#### GOAL:
In the entries below, the lines from the one with "Give me the" through the one with "const yTicks = [1.5, 2.0, 2.5, 3.0, 3.5, 4.0];" are to be copied exactly; both ends count.

#### DATASET EXCERPTS:

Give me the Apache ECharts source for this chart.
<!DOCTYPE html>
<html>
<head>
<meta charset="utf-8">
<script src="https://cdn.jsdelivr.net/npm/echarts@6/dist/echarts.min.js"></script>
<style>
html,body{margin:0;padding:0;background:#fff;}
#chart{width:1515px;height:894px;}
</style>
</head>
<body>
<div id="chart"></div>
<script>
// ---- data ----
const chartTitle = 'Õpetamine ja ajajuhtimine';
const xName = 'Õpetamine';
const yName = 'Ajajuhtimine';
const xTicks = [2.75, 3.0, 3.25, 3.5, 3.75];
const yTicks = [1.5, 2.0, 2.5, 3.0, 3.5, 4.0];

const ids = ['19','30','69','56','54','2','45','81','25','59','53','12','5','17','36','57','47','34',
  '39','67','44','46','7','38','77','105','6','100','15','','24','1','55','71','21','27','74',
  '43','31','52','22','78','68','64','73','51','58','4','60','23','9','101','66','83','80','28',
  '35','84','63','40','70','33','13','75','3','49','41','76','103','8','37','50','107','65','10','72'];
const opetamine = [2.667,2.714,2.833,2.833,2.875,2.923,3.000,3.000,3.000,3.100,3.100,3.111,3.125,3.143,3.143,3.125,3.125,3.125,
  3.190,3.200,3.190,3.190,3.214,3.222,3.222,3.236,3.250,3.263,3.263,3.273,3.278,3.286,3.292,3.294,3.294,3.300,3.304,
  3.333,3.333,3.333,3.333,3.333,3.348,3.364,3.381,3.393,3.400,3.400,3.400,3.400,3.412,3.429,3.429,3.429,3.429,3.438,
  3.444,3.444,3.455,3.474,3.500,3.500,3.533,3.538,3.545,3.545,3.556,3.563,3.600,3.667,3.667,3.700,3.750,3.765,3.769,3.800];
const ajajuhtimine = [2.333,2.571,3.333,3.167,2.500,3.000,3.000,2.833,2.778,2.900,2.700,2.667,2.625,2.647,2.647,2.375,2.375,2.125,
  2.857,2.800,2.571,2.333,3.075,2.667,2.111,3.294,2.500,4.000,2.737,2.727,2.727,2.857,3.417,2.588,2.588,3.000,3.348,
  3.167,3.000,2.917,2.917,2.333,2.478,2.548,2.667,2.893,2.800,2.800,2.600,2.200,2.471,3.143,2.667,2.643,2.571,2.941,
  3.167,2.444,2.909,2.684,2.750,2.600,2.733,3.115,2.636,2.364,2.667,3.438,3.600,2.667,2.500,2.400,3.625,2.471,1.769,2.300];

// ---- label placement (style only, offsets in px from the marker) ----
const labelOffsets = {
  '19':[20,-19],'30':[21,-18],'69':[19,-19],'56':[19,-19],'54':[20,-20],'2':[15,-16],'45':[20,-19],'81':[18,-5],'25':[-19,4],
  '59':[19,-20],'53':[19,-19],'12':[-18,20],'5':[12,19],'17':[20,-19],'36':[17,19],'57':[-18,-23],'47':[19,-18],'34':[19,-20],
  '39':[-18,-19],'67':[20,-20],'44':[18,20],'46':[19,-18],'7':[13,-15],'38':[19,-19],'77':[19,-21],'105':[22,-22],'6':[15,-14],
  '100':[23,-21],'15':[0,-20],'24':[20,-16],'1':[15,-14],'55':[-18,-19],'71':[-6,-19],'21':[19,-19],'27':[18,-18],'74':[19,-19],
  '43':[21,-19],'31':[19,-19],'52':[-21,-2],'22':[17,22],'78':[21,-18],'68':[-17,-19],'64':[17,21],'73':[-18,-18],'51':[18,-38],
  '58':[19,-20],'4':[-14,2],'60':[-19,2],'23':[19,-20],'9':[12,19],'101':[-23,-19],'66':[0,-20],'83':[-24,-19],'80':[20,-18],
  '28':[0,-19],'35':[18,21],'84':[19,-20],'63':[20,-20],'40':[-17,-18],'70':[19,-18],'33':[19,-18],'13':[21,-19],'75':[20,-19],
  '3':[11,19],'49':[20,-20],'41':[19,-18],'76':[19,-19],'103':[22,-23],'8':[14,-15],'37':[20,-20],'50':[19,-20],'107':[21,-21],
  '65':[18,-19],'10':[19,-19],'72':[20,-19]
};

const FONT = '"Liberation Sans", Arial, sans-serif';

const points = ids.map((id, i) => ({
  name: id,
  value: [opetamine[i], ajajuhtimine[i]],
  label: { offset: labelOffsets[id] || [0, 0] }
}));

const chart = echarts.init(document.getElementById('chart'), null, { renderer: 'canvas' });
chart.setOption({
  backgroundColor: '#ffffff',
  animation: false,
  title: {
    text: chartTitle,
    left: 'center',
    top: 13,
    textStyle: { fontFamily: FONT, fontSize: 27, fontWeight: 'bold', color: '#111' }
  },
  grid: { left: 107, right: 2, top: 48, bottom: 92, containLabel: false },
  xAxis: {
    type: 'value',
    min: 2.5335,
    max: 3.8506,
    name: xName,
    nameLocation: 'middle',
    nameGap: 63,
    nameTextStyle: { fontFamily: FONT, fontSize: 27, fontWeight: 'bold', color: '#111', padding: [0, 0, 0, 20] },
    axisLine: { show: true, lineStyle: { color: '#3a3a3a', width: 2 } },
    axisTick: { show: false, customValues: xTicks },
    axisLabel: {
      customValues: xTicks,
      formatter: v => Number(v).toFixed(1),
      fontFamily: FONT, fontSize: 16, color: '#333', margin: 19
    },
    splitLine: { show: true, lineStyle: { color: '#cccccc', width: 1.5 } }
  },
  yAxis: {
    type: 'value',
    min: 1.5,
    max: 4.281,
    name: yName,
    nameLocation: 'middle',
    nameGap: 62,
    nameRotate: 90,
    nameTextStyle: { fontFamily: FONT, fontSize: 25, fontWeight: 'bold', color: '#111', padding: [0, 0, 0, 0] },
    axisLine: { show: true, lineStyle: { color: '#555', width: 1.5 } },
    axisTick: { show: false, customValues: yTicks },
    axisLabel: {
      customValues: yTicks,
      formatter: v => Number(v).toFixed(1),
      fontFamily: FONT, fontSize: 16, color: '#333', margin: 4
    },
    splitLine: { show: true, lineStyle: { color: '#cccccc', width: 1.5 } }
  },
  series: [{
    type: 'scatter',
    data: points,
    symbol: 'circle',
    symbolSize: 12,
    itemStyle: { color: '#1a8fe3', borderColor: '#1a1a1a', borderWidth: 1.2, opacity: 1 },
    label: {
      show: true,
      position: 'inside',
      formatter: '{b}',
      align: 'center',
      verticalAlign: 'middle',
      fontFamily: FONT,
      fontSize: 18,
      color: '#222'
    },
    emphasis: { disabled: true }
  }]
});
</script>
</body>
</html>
---
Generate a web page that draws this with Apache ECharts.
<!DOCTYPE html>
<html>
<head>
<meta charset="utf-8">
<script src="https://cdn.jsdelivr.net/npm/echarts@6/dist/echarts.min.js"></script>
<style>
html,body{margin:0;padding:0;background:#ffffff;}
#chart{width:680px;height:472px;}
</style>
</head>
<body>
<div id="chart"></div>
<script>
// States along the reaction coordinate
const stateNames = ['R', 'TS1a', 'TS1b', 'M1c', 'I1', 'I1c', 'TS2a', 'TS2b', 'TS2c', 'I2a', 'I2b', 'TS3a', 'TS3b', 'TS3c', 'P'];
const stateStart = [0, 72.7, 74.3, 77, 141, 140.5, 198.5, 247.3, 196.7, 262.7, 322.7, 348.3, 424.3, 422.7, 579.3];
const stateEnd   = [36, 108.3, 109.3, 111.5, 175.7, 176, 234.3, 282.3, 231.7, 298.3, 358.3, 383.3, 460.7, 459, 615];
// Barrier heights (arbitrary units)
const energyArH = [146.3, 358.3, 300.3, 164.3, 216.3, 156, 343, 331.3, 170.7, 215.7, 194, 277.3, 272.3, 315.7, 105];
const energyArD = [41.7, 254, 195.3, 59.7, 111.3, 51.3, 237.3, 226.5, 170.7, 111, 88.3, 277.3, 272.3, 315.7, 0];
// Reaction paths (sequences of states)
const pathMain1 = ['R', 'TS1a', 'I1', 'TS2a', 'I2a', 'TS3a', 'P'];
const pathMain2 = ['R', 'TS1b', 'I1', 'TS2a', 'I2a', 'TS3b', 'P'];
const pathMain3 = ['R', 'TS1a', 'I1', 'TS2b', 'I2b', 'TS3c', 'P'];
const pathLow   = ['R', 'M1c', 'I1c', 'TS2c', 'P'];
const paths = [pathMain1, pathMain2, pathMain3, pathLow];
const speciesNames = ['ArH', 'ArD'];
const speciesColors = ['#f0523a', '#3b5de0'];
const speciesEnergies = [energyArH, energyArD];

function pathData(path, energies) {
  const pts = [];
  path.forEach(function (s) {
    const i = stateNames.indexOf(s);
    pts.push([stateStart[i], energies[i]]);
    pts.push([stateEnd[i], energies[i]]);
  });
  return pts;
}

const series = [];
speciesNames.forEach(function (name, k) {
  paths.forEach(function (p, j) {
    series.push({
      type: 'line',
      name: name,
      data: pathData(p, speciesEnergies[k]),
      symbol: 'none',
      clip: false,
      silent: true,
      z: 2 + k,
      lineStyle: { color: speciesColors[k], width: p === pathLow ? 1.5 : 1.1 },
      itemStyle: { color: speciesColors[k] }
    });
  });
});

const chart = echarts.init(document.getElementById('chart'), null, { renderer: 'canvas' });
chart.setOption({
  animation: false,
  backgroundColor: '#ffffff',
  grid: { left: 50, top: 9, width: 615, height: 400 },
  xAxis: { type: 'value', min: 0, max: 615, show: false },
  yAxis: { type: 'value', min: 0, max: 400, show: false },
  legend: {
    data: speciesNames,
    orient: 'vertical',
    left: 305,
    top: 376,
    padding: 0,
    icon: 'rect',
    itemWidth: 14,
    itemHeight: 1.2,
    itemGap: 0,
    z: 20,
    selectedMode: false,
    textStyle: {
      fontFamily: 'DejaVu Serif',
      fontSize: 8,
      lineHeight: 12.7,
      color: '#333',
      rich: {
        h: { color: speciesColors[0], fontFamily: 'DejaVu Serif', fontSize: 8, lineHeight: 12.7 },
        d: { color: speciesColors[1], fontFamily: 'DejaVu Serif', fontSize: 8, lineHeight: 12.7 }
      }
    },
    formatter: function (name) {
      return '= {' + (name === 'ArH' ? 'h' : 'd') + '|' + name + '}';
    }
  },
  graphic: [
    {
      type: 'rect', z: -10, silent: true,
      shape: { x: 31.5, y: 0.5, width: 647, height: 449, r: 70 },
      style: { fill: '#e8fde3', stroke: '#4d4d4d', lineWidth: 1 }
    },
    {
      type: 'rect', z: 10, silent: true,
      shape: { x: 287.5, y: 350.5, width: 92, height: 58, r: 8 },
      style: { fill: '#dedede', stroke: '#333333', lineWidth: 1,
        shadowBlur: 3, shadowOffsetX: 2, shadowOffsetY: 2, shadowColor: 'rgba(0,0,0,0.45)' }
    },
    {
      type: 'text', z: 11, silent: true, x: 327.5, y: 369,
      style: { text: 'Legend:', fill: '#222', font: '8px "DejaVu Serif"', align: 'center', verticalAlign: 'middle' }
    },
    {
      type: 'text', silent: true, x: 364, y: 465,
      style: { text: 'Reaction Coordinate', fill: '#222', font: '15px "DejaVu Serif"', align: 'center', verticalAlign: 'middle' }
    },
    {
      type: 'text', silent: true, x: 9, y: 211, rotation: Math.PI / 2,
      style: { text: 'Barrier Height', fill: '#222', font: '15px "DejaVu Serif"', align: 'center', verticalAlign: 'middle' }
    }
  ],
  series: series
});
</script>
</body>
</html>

#### REPLY:
Give me the Apache ECharts source for this chart.
<!DOCTYPE html>
<html>
<head>
<meta charset="utf-8">
<script src="https://cdn.jsdelivr.net/npm/echarts@6/dist/echarts.min.js"></script>
<style>
html,body{margin:0;padding:0;background:#fff;}
#chart{width:1515px;height:894px;}
</style>
</head>
<body>
<div id="chart"></div>
<script>
// ---- data ----
const chartTitle = 'Õpetamine ja ajajuhtimine';
const xName = 'Õpetamine';
const yName = 'Ajajuhtimine';
const xTicks = [2.75, 3.0, 3.25, 3.5, 3.75];
const yTicks = [1.5, 2.0, 2.5, 3.0, 3.5, 4.0];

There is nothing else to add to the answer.